== Exercise brief ==
Check each line of the material below for "Output", then copy the ones that contain it.

== Records for the exercise ==

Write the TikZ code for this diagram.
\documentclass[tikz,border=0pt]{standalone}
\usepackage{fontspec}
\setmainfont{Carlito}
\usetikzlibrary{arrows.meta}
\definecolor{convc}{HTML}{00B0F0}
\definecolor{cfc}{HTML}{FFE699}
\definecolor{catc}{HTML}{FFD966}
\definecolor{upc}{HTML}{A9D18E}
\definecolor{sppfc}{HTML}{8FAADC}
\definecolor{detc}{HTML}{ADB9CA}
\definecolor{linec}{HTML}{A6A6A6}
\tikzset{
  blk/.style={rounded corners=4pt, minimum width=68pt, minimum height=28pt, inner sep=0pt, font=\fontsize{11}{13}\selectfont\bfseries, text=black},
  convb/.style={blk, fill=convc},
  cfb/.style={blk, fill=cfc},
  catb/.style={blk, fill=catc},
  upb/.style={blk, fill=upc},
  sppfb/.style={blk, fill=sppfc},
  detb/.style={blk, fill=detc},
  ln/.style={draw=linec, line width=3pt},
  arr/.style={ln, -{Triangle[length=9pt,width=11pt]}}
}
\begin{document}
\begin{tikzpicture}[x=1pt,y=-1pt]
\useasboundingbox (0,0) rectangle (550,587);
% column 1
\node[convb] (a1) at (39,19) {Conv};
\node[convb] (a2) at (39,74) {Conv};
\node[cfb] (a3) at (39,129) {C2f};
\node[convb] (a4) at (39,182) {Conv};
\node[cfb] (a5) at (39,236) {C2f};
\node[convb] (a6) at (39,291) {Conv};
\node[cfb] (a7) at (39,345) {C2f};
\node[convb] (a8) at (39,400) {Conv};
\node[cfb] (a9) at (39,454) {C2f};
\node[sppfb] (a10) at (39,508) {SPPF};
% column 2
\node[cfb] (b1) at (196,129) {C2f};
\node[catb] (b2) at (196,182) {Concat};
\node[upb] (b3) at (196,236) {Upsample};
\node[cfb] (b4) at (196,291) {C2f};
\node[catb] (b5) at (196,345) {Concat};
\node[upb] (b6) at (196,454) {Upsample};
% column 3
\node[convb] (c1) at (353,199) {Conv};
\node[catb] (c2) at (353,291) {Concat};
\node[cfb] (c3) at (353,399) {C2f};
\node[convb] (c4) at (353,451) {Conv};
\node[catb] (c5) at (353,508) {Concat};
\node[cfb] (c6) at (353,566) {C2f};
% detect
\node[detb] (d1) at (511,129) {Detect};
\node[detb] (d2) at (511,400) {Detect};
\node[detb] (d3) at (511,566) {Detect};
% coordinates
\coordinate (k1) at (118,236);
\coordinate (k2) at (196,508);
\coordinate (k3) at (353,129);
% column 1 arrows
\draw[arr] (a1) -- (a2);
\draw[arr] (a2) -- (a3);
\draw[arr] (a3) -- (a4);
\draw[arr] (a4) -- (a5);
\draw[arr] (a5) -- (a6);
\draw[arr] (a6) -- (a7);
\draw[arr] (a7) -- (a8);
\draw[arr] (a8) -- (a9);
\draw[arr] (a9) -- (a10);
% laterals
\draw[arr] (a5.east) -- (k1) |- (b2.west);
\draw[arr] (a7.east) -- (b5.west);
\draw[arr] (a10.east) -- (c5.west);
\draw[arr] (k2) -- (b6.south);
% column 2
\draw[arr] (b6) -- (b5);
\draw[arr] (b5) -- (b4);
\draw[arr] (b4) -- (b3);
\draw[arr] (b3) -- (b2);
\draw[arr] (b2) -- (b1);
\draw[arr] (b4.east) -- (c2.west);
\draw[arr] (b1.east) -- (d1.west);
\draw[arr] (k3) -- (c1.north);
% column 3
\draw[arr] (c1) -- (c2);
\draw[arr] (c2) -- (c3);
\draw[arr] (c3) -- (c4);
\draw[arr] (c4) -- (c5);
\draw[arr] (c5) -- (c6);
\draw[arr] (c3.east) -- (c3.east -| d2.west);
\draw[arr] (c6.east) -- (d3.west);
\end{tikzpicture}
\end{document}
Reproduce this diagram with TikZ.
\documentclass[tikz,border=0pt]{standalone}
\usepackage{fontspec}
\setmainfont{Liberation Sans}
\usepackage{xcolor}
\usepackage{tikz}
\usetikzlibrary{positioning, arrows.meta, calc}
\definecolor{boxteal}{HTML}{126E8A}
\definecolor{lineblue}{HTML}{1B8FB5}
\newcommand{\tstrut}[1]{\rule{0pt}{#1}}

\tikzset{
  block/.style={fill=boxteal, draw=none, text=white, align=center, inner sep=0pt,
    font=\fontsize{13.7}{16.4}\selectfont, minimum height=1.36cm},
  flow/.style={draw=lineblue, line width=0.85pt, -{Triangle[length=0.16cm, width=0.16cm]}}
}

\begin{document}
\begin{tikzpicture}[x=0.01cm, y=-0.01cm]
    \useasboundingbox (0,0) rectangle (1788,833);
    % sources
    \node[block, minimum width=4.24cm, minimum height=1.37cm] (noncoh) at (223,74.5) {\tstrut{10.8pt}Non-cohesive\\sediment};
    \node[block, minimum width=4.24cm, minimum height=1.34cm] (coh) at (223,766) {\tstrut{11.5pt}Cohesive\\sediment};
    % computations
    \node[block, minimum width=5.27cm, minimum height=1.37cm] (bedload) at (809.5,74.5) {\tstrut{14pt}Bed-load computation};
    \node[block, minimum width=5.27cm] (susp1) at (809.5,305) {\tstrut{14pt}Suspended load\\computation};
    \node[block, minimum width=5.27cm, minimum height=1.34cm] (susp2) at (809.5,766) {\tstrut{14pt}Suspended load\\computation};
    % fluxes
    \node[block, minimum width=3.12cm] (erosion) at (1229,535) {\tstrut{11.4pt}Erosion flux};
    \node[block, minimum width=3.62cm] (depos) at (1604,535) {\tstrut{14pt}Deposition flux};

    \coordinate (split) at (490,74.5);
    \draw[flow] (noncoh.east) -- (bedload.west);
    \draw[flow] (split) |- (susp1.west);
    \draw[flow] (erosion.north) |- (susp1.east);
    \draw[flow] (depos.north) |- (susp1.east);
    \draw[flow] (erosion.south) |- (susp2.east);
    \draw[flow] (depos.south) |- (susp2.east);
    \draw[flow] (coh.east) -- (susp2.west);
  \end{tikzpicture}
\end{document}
---
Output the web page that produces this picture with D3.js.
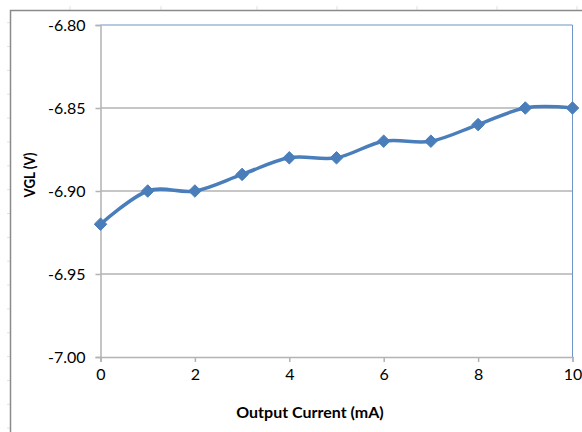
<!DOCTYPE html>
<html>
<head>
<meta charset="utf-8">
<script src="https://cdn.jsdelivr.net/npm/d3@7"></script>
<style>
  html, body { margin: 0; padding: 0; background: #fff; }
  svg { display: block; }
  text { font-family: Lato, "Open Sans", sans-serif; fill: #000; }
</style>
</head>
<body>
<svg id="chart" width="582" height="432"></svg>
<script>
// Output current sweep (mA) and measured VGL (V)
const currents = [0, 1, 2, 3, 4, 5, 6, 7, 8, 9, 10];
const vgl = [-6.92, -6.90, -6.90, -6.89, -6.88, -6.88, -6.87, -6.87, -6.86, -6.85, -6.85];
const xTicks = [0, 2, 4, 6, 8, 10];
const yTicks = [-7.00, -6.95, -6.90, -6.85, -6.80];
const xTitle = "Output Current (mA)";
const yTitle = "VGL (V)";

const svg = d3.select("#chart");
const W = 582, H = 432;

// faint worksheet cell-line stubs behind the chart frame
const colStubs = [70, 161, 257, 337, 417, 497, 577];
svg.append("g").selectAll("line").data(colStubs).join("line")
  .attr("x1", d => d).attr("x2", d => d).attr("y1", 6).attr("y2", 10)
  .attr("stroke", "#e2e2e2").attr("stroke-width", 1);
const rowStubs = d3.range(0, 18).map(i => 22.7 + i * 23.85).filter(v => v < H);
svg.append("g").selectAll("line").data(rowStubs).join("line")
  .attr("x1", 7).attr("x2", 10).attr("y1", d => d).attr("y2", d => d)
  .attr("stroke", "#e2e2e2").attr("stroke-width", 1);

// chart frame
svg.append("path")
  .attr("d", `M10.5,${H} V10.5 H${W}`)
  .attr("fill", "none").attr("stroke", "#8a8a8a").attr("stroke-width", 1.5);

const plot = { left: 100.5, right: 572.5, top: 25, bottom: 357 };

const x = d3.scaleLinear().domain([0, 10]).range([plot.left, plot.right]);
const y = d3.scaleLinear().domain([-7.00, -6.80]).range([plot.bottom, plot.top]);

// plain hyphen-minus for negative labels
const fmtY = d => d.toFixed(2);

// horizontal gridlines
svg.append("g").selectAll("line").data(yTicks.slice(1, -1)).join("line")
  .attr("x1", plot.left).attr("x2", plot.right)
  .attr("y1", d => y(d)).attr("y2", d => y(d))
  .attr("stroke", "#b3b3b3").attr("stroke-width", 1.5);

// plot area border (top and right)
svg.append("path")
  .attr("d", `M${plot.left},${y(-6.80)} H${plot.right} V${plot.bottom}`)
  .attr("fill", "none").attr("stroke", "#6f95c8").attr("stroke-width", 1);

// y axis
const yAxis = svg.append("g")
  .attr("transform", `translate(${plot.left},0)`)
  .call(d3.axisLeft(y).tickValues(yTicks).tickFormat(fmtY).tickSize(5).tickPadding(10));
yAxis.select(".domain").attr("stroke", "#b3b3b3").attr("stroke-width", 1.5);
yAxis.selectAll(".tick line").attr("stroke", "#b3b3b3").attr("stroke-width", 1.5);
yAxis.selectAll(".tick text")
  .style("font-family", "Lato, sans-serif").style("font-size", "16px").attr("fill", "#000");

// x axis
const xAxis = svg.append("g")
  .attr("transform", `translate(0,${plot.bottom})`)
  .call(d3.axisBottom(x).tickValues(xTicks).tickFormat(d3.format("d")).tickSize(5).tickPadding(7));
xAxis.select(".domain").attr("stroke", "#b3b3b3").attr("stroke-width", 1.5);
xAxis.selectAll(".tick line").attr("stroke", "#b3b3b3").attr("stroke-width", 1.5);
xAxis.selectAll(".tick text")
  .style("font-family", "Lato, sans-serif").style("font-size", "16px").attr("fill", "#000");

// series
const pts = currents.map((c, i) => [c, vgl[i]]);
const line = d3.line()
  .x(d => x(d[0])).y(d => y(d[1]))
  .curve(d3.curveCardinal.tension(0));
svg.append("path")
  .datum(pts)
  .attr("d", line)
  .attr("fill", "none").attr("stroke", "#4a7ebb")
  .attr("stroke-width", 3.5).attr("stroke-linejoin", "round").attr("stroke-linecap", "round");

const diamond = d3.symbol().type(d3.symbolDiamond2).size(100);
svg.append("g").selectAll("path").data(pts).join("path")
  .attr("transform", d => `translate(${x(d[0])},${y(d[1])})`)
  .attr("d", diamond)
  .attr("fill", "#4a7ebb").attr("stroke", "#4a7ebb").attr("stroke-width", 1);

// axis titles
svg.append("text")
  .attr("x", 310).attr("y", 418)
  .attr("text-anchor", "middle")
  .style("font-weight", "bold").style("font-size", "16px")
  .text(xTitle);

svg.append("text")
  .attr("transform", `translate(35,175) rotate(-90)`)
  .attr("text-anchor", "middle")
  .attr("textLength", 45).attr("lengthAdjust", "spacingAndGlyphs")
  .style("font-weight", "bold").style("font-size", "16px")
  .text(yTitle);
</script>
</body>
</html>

== Worked solution ==
Output the web page that produces this picture with D3.js.
// Output current sweep (mA) and measured VGL (V)
const xTitle = "Output Current (mA)";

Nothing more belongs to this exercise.